Monday, July 17, 2006

How DRM has Failed...

The assignment here is to write about where DRM has failed, and to use personal experience if possible. Even though I'm sure DRM has failed me on many occasions, I didn't have a specific recollection that I felt significant enough to write about. I went searching on the Internet to read about the experience and complaints of others and found an abundant amount of information. After reading about five different accounts in the form of blogs, papers, and consumer rants I came upon a paper written by Corey Doctorow that was composed for a Microsoft Research DRM talk given on June 17,2004 to the Microsoft Research Group.

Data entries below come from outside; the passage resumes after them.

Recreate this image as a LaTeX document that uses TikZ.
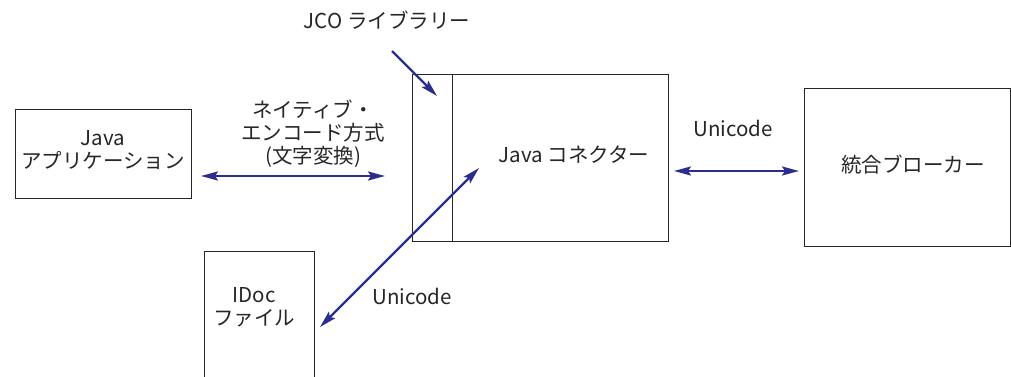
\documentclass[tikz,border=0pt]{standalone}
\usepackage{fontspec}
\setmainfont{Noto Sans CJK JP}
\usetikzlibrary{arrows.meta}
\definecolor{arrowblue}{HTML}{2B2E8C}
\tikzset{
  box/.style={draw=black!85, line width=1pt},
  lbl/.style={font=\fontsize{20.5}{23}\selectfont, text=black!85, inner sep=0pt, align=center},
  conn/.style={draw=arrowblue, line width=2.2pt, -{Stealth[length=17pt,width=9pt,inset=3pt]}},
  biconn/.style={draw=arrowblue, line width=2.2pt, {Stealth[length=17pt,width=9pt,inset=3pt]}-{Stealth[length=17pt,width=9pt,inset=3pt]}}
}
\begin{document}
\begin{tikzpicture}[x=1pt,y=-1pt]
\useasboundingbox (0,0) rectangle (1011,377);
% boxes
\draw[box] (15,110) rectangle (191,198);
\draw[box] (412,75) rectangle (668,241);
\draw[box] (452,75) -- (452,241);
\draw[box] (804,89) rectangle (1010,246);
\draw[box] (204,377) -- (204,251) -- (314,251) -- (314,377);
% labels
\node[lbl] (app) at (103,150) {Java\\アプリケーション};
\node[lbl] (jco) at (387,20) {JCO ライブラリー};
\node[lbl] (native) at (313,134) {ネイティブ・\\エンコード方式\\(文字変換)};
\node[lbl] (conn) at (574,155) {Java コネクター};
\node[lbl] (uni1) at (733,128) {Unicode};
\node[lbl] (broker) at (913,165) {統合ブローカー};
\node[lbl] (idoc) at (254,307) {IDoc\\ファイル};
\node[lbl] (uni2) at (412,296) {Unicode};
% connector endpoints
\coordinate (n1) at (201,176);
\coordinate (n2) at (385,176);
\coordinate (u1) at (674,171);
\coordinate (u2) at (799,171);
\coordinate (j1) at (392,51);
\coordinate (j2) at (437,96);
\coordinate (d1) at (479,168);
\coordinate (d2) at (320,327);
% connectors
\draw[biconn] (n1) -- (n2);
\draw[biconn] (u1) -- (u2);
\draw[conn] (j1) -- (j2);
\draw[biconn] (d1) -- (d2);
\end{tikzpicture}
\end{document}
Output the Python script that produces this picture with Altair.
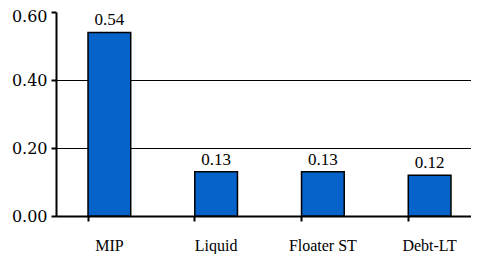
import altair as alt
import pandas as pd

categories = ["MIP", "Liquid", "Floater ST", "Debt-LT"]
values = [0.54, 0.13, 0.13, 0.12]
y_ticks = [0.0, 0.2, 0.4, 0.6]

df = pd.DataFrame({"cat": categories, "val": values})

FONT = "'Liberation Serif', serif"
YFONT = "'DejaVu Serif', serif"

x = alt.X("cat:N", sort=categories, title=None,
          scale=alt.Scale(paddingInner=0.6, paddingOuter=0.3, range=[0, 427]),
          axis=alt.Axis(labelAngle=0, labelFont=FONT, labelFontSize=16, labelColor="black",
                        labelPadding=16, domainColor="black", domainWidth=2,
                        tickColor="black", tickWidth=2, tickSize=5, bandPosition=0))
y = alt.Y("val:Q", title=None,
          scale=alt.Scale(domain=[0, 0.6], nice=False),
          axis=alt.Axis(values=y_ticks, format=".2f", labelFont=YFONT, labelFontSize=16,
                        labelColor="black", labelPadding=4,
                        labelOffset={"condition": {"test": "datum.value >= 0.6", "value": 4}, "value": 0},
                        domainColor="black", domainWidth=2, tickColor="black", tickWidth=2,
                        tickSize=5, grid=True, gridColor="black", gridWidth=1,
                        gridOpacity={"condition": {"test": "datum.value >= 0.6", "value": 0}, "value": 1}))

bars = alt.Chart(df).mark_bar(color="#0563C9", stroke="black", strokeWidth=1.5).encode(x=x, y=y)
labels = alt.Chart(df).mark_text(font=FONT, fontSize=17, color="black", baseline="bottom", dy=-3).encode(
    x=alt.X("cat:N", sort=categories), y="val:Q", text=alt.Text("val:Q", format=".2f"))

chart = (bars + labels).properties(
    width=415, height=204,
    padding={"left": 48, "top": 4, "right": 0, "bottom": 40},
    autosize=alt.AutoSizeParams(type="none"),
).configure_view(stroke=None).configure_axis(labelFontWeight="normal")

chart.save("out.html", embed_options={"renderer": "svg", "actions": False})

The full paper can be found at http://www.craphound.com/msftdrm.txt and is a very interesting and entertaining read. He illustrates some excellent points about the shortcomings of DRM very effectively. I have included a couple excerpts below that I felt particularly compelled to comment about, though I encourage you to check out the whole paper. The following paragraphs lend themselves to the idea that DRM has failed by not embracing the capabilities that digital media has to offer and fight them instead. In doing so they are fighting the one thing that keeps them a-float... the consumer.

“There's one thing that every new art business-model had in
common: it embraced the medium it lived in.

This is the overweening characteristic of every single successful
new medium: it is true to itself. The Luther Bible didn't
succeed on the axes that made a hand-copied monk Bible valuable:
they were ugly, they weren't in Church Latin, they weren't read
aloud by someone who could interpret it for his lay audience,
they didn't represent years of devoted-with-a-capital-D labor by
someone who had given his life over to God. The thing that made
the Luther Bible a success was its scalability: it was more
popular because it was more proliferate: all success factors for
a new medium pale beside its profligacy. The most successful
organisms on earth are those that reproduce the most: bugs and
bacteria, nematodes and virii. Reproduction is the best of all
survival strategies.”


“Whenever a new technology has disrupted copyright, we've changed
copyright. Copyright isn't an ethical proposition, it's a
utilitarian one. There's nothing *moral* about paying a composer
tuppence for the piano-roll rights, there's nothing *immoral*
about not paying Hollywood for the right to videotape a movie off
your TV. They're just the best way of balancing out so that
people's physical property rights in their VCRs and phonographs
are respected and so that creators get enough of a dangling
carrot to go on making shows and music and books and paintings.

Technology that disrupts copyright does so because it simplifies
and cheapens creation, reproduction and distribution. The
existing copyright businesses exploit inefficiencies in the old
production, reproduction and distribution system, and they'll be
weakened by the new technology. But new technology always gives
us more art with a wider reach: that's what tech is *for*.”

These arguments rang true to me and got me thinking more about the business models that are being produced around digital media and the limitations that are coming with them.

The best indication we have of future behavior, whether it is of an individual or an industry, is to look at past behaviors. The success of past media forms has largely been aided not only by the industries acceptance of that media and its capabilities, but also by embracing it. To use the advantages, not fight them, because ultimately they will prevail. Whether or not a business model does, in my opinion, depends upon to what degree you use the advantages in front of you.